■ **Do this**
Leave out any picture and return the remaining listing below exactly as given.

━━━━━ Recorded information ━━━━━

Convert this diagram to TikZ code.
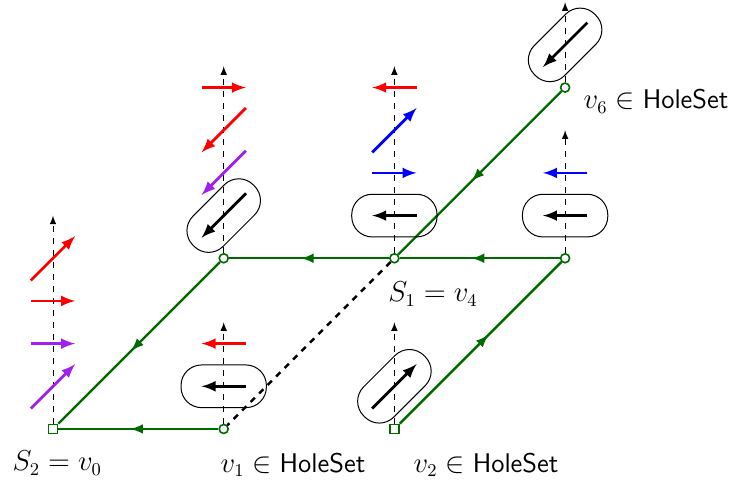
\documentclass[tikz,border=0pt]{standalone}
\usepackage{xcolor}
\usetikzlibrary{arrows, calc, decorations.markings}

\definecolor{spinpurple}{RGB}{160,32,240}
\definecolor{pathgreen}{RGB}{0,105,0}

\begin{document}
\begin{tikzpicture}[x=3cm, y=3cm, >=latex, font=\fontsize{13.5}{16}\selectfont,
    site/.style={draw=pathgreen, fill=white, circle, inner sep=0pt, minimum size=4.5pt, line width=0.8pt},
    sqsite/.style={draw=pathgreen, fill=white, rectangle, inner sep=0pt, minimum size=4.5pt, line width=0.8pt},
    walk/.style={draw=pathgreen, line width=1.15pt, postaction={decorate},
        decoration={markings, mark=at position 0.55 with {\arrow{latex}}}},
    axis/.style={->, dashed, line width=0.5pt},
    spin/.style={->, line width=1.4pt},
    pill/.style={draw, rectangle, rounded corners=0.36cm, minimum width=1.5cm, minimum height=0.75cm, inner sep=0pt, line width=0.5pt}]
    \useasboundingbox (-0.3105,-0.3163) rectangle (3.966,2.513);

    % lattice sites
    \node [sqsite] (v0) at (0,0) {};
    \node [site] (v1) at (1,0) {};
    \node [sqsite] (v2) at (2,0) {};
    \node [site] (v3) at (1,1) {};
    \node [site] (v4) at (2,1) {};
    \node [site] (v5) at (3,1) {};
    \node [site] (v6) at (3,2) {};

    % labels
    \node (l0) at (0.025,-0.2) {$S_2 = v_0$};
    \node (l1) at (1.406,-0.211) {$v_1 \in \textsf{HoleSet}$};
    \node (l2) at (2.537,-0.211) {$v_2 \in \textsf{HoleSet}$};
    \node (l4) at (2.226,0.79) {$S_1 = v_4$};
    \node (l6) at (3.533,1.92) {$v_6 \in \textsf{HoleSet}$};

    % the walk
    \draw[walk] (v1) -- (v0);
    \draw[walk] (v3) -- (v0);
    \draw[walk] (v4) -- (v3);
    \draw[walk] (v5) -- (v4);
    \draw[walk] (v2) -- (v5);
    \draw[walk] (v6) -- (v4);
    \draw[dashed, line width=1.2pt] (v4) -- (v1);

    % spin axes
    \draw[axis] (v0) -- ++(0,1.25);
    \draw[axis] (v1) -- ++(0,0.625);
    \draw[axis] (v2) -- ++(0,0.625);
    \draw[axis] (v3) -- ++(0,1.125);
    \draw[axis] (v4) -- ++(0,1.125);
    \draw[axis] (v5) -- ++(0,0.75);
    \draw[axis] (v6) -- ++(0,0.5);

    % holes
    \node [pill, rotate=45] (p3) at (1,1.25) {};
    \node [pill] (p4) at (2,1.25) {};
    \node [pill] (p5) at (3,1.25) {};
    \node [pill, rotate=45] (p6) at (3,2.25) {};
    \node [pill] (p1) at (1,0.25) {};
    \node [pill, rotate=45] (p2) at (2,0.25) {};
    \draw[spin] ($(p3)+(0.13,0.13)$) -- ($(p3)+(-0.13,-0.13)$);
    \draw[spin] ($(p6)+(0.13,0.13)$) -- ($(p6)+(-0.13,-0.13)$);
    \draw[spin] ($(p2)+(-0.13,-0.13)$) -- ($(p2)+(0.13,0.13)$);
    \draw[spin] ($(p4)+(0.13,0)$) -- ($(p4)+(-0.13,0)$);
    \draw[spin] ($(p5)+(0.13,0)$) -- ($(p5)+(-0.13,0)$);
    \draw[spin] ($(p1)+(0.13,0)$) -- ($(p1)+(-0.13,0)$);

    % spins at S_2
    \draw[spin, spinpurple] (-0.13,0.12) -- (0.13,0.38);
    \draw[spin, spinpurple] (-0.13,0.5) -- (0.13,0.5);
    \draw[spin, red] (-0.13,0.75) -- (0.13,0.75);
    \draw[spin, red] (-0.13,0.87) -- (0.13,1.13);

    % spins above v_1 and the upper row
    \draw[spin, red] (1.13,0.5) -- (0.87,0.5);
    \draw[spin, spinpurple] (1.13,1.63) -- (0.87,1.37);
    \draw[spin, red] (1.13,1.88) -- (0.87,1.62);
    \draw[spin, red] (0.87,2) -- (1.13,2);
    \draw[spin, blue] (1.87,1.5) -- (2.13,1.5);
    \draw[spin, blue] (1.87,1.62) -- (2.13,1.88);
    \draw[spin, red] (2.13,2) -- (1.87,2);
    \draw[spin, blue] (3.13,1.5) -- (2.87,1.5);
\end{tikzpicture}
\end{document}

━━━━━

■ **Answer to this exercise**
Convert this diagram to TikZ code.
\documentclass[tikz,border=0pt]{standalone}
\usepackage{xcolor}
\usetikzlibrary{arrows, calc, decorations.markings}

\definecolor{spinpurple}{RGB}{160,32,240}
\definecolor{pathgreen}{RGB}{0,105,0}

\begin{document}
\begin{tikzpicture}[x=3cm, y=3cm, >=latex, font=\fontsize{13.5}{16}\selectfont,
    site/.style={draw=pathgreen, fill=white, circle, inner sep=0pt, minimum size=4.5pt, line width=0.8pt},
    sqsite/.style={draw=pathgreen, fill=white, rectangle, inner sep=0pt, minimum size=4.5pt, line width=0.8pt},
    walk/.style={draw=pathgreen, line width=1.15pt, postaction={decorate},
        decoration={markings, mark=at position 0.55 with {\arrow{latex}}}},
    axis/.style={->, dashed, line width=0.5pt},
    spin/.style={->, line width=1.4pt},
    pill/.style={draw, rectangle, rounded corners=0.36cm, minimum width=1.5cm, minimum height=0.75cm, inner sep=0pt, line width=0.5pt}]
    \useasboundingbox (-0.3105,-0.3163) rectangle (3.966,2.513);

    % lattice sites
    \node [sqsite] (v0) at (0,0) {};
    \node [site] (v1) at (1,0) {};
    \node [sqsite] (v2) at (2,0) {};
    \node [site] (v3) at (1,1) {};
    \node [site] (v4) at (2,1) {};
    \node [site] (v5) at (3,1) {};
    \node [site] (v6) at (3,2) {};

    % labels
    \node (l0) at (0.025,-0.2) {$S_2 = v_0$};
    \node (l1) at (1.406,-0.211) {$v_1 \in \textsf{HoleSet}$};
    \node (l2) at (2.537,-0.211) {$v_2 \in \textsf{HoleSet}$};
    \node (l4) at (2.226,0.79) {$S_1 = v_4$};
    \node (l6) at (3.533,1.92) {$v_6 \in \textsf{HoleSet}$};

    % the walk
    \draw[walk] (v1) -- (v0);
    \draw[walk] (v3) -- (v0);
    \draw[walk] (v4) -- (v3);
    \draw[walk] (v5) -- (v4);
    \draw[walk] (v2) -- (v5);
    \draw[walk] (v6) -- (v4);
    \draw[dashed, line width=1.2pt] (v4) -- (v1);

    % spin axes
    \draw[axis] (v0) -- ++(0,1.25);
    \draw[axis] (v1) -- ++(0,0.625);
    \draw[axis] (v2) -- ++(0,0.625);
    \draw[axis] (v3) -- ++(0,1.125);
    \draw[axis] (v4) -- ++(0,1.125);
    \draw[axis] (v5) -- ++(0,0.75);
    \draw[axis] (v6) -- ++(0,0.5);

    % holes
    \node [pill, rotate=45] (p3) at (1,1.25) {};
    \node [pill] (p4) at (2,1.25) {};
    \node [pill] (p5) at (3,1.25) {};
    \node [pill, rotate=45] (p6) at (3,2.25) {};
    \node [pill] (p1) at (1,0.25) {};
    \node [pill, rotate=45] (p2) at (2,0.25) {};
    \draw[spin] ($(p3)+(0.13,0.13)$) -- ($(p3)+(-0.13,-0.13)$);
    \draw[spin] ($(p6)+(0.13,0.13)$) -- ($(p6)+(-0.13,-0.13)$);
    \draw[spin] ($(p2)+(-0.13,-0.13)$) -- ($(p2)+(0.13,0.13)$);
    \draw[spin] ($(p4)+(0.13,0)$) -- ($(p4)+(-0.13,0)$);
    \draw[spin] ($(p5)+(0.13,0)$) -- ($(p5)+(-0.13,0)$);
    \draw[spin] ($(p1)+(0.13,0)$) -- ($(p1)+(-0.13,0)$);

    % spins at S_2
    \draw[spin, spinpurple] (-0.13,0.12) -- (0.13,0.38);
    \draw[spin, spinpurple] (-0.13,0.5) -- (0.13,0.5);
    \draw[spin, red] (-0.13,0.75) -- (0.13,0.75);
    \draw[spin, red] (-0.13,0.87) -- (0.13,1.13);

    % spins above v_1 and the upper row
    \draw[spin, red] (1.13,0.5) -- (0.87,0.5);
    \draw[spin, spinpurple] (1.13,1.63) -- (0.87,1.37);
    \draw[spin, red] (1.13,1.88) -- (0.87,1.62);
    \draw[spin, red] (0.87,2) -- (1.13,2);
    \draw[spin, blue] (1.87,1.5) -- (2.13,1.5);
    \draw[spin, blue] (1.87,1.62) -- (2.13,1.88);
    \draw[spin, red] (2.13,2) -- (1.87,2);
    \draw[spin, blue] (3.13,1.5) -- (2.87,1.5);
\end{tikzpicture}
\end{document}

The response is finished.